Due to minor complications during Peabody’s renovation, the project has fallen behind schedule, according to Wheeler.  The building’s reopening is estimated to be in early 2024 instead of this October. 

“They’ve done some additional work, like sealing the windows in the basement. That wasn’t one of the [original] goals. I think getting some of the equipment has been just taking longer… We relocated a lot of the collections to the first floor of the building,” Wheeler said. “And those collections weigh about 28 tons, so they added some support columns under that space. Just for safety’s sake… We’re going to have to move some of the collections down into the basement so that they can take those supports out and finish their work there.”

Abbey Siegfried, Chair of the Music Department, shared details on the construction of Falls Hall, the future music building on campus. Siegfried noted significant progress in the building’s performance hall.

“The biggest change and progress that’s been made since May is actually constructing the building. If you go look at the construction site, the entire shell of the performance hall, the largest performance space, is now complete. All of [its] walls are up, and now [construction] is going on from there,” said Siegfried. 

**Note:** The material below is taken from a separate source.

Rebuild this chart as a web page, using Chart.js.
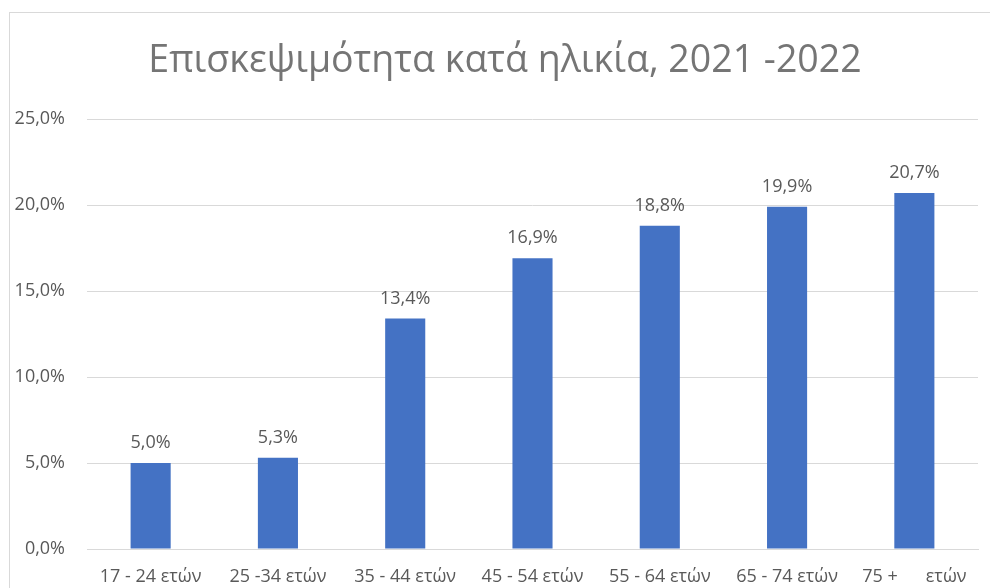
<!DOCTYPE html>
<html>
<head>
<meta charset="utf-8">
<script src="https://cdn.jsdelivr.net/npm/chart.js@4"></script>
<style>
    body { margin: 0; background: #fff; overflow: hidden; }
    #frame {
        position: absolute; left: 9px; top: 12px; width: 990px; height: 600px;
        border: 1px solid #d9d9d9; box-sizing: border-box;
    }
    #wrap { position: absolute; left: 10px; top: 13px; width: 980px; height: 575px; }
</style>
</head>
<body>
<div id="frame"></div>
<div id="wrap"><canvas id="ageChart"></canvas></div>
<script>
const ageGroups = ['17 - 24 ετών', '25 -34 ετών', '35 - 44 ετών', '45 - 54 ετών', '55 - 64 ετών', '65 - 74 ετών', '75 +      ετών'];
const visitShare = [5.0, 5.3, 13.4, 16.9, 18.8, 19.9, 20.7];
const yTicks = [0, 5, 10, 15, 20, 25];

const fontFamily = '"Open Sans", "Noto Sans", sans-serif';
const textGrey = '#595959';

function pct(v) {
    return v.toFixed(1).replace('.', ',') + '%';
}

// ετικέτες τιμών πάνω από τις μπάρες
const valueLabels = {
    id: 'valueLabels',
    afterDatasetsDraw(chart) {
        const ctx = chart.ctx;
        const meta = chart.getDatasetMeta(0);
        ctx.save();
        ctx.font = '18px ' + fontFamily;
        ctx.fillStyle = textGrey;
        ctx.textAlign = 'center';
        ctx.textBaseline = 'bottom';
        meta.data.forEach((bar, i) => {
            ctx.fillText(pct(visitShare[i]), bar.x, bar.y - 11);
        });
        ctx.restore();
    }
};

// ο τίτλος κεντράρεται λίγο δεξιότερα (όπως στο πλαίσιο του Excel)
const titleShift = {
    id: 'titleShift',
    afterLayout(chart) {
        if (chart.titleBlock) {
            chart.titleBlock.left += 11;
            chart.titleBlock.right += 11;
        }
    }
};

new Chart(document.getElementById('ageChart'), {
    type: 'bar',
    data: {
        labels: ageGroups,
        datasets: [{
            data: visitShare,
            backgroundColor: '#4472C4',
            borderWidth: 0,
            barPercentage: 0.5,
            categoryPercentage: 0.63
        }]
    },
    options: {
        responsive: true,
        maintainAspectRatio: false,
        animation: false,
        layout: { padding: { left: 0, right: 12, top: 20, bottom: 0 } },
        plugins: {
            legend: { display: false },
            tooltip: { enabled: false },
            title: {
                display: true,
                text: 'Επισκεψιμότητα κατά ηλικία, 2021 -2022',
                color: '#757575',
                font: { family: fontFamily, size: 37.5, weight: 'normal' },
                padding: { top: 6, bottom: 35 }
            }
        },
        scales: {
            x: {
                grid: { display: false, drawTicks: false },
                border: { color: '#d9d9d9' },
                afterFit(axis) {
                    axis.height = 39;
                },
                ticks: {
                    color: textGrey,
                    font: { family: fontFamily, size: 18 },
                    maxRotation: 0,
                    autoSkip: false,
                    padding: 17
                }
            },
            y: {
                min: 0,
                max: 25,
                border: { display: false },
                grid: { color: '#d9d9d9', drawTicks: false },
                afterBuildTicks(axis) {
                    axis.ticks = yTicks.map(v => ({ value: v }));
                },
                afterFit(axis) {
                    axis.width = 77;
                },
                ticks: {
                    color: textGrey,
                    font: { family: fontFamily, size: 18 },
                    padding: 22,
                    callback: v => pct(v)
                }
            }
        }
    },
    plugins: [valueLabels, titleShift]
});
</script>
</body>
</html>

Siegfried added that the building will be divided into two sections, one for performance and one for rehearsal.

“There’s a section that runs east-to-west and a section that runs north-to-south, but the performance hall is the major part of the section that runs between Graves [Hall] and Phelps House,” said Siegfried. “And if you look [at this section], the [entire hall] is all there now. There’s this big picture window that when you’re sitting in the hall, you will have this view of the [greenery outside].” 

The construction of Falls Hall remains on track to finish in Fall of 2024. Besides the minor delay from the superstorm several weeks ago, the progress has been smooth, according to Siegfried.

“As we get closer, we’re having meetings about things like what furniture will be in the building, what computers and software and things like that will be in the building, so that’s a really exciting thing to really start to nail down,” said Siegfried. 

Ruth Davis, Records Clerk and Computer-Aided Design (CAD) Drafter at the Office of Physical Plant, described the specific challenges for the Peabody and Falls Hall projects. With the Peabody, Davis highlighted the space constraints and concerns for the preservation of the current collection.

“At the Peabody, the challenges have to do with the tight project site and limited space for material laydown. Another challenge is the fact that the collection remains in the building, so the security and protection of those pieces on an active construction site has been a priority,” wrote Davis in an email to The Phillipian

Davis continued, highlighting the construction challenges for Falls Hall.

“[Falls Hall] will be cooled and heated using 32 geothermal wells. Once the well drilling started in earnest, we encountered three to four times the amount of water expected. We literally had water gushing into the air like Old Faithful. [Another] challenge is the acoustical detailing for Falls Hall. Since this is a music building, ensuring that sound is isolated when it needs to be or reverberates when desired, such as in a performance space, requires great attention to the details of the construction,” wrote Davis.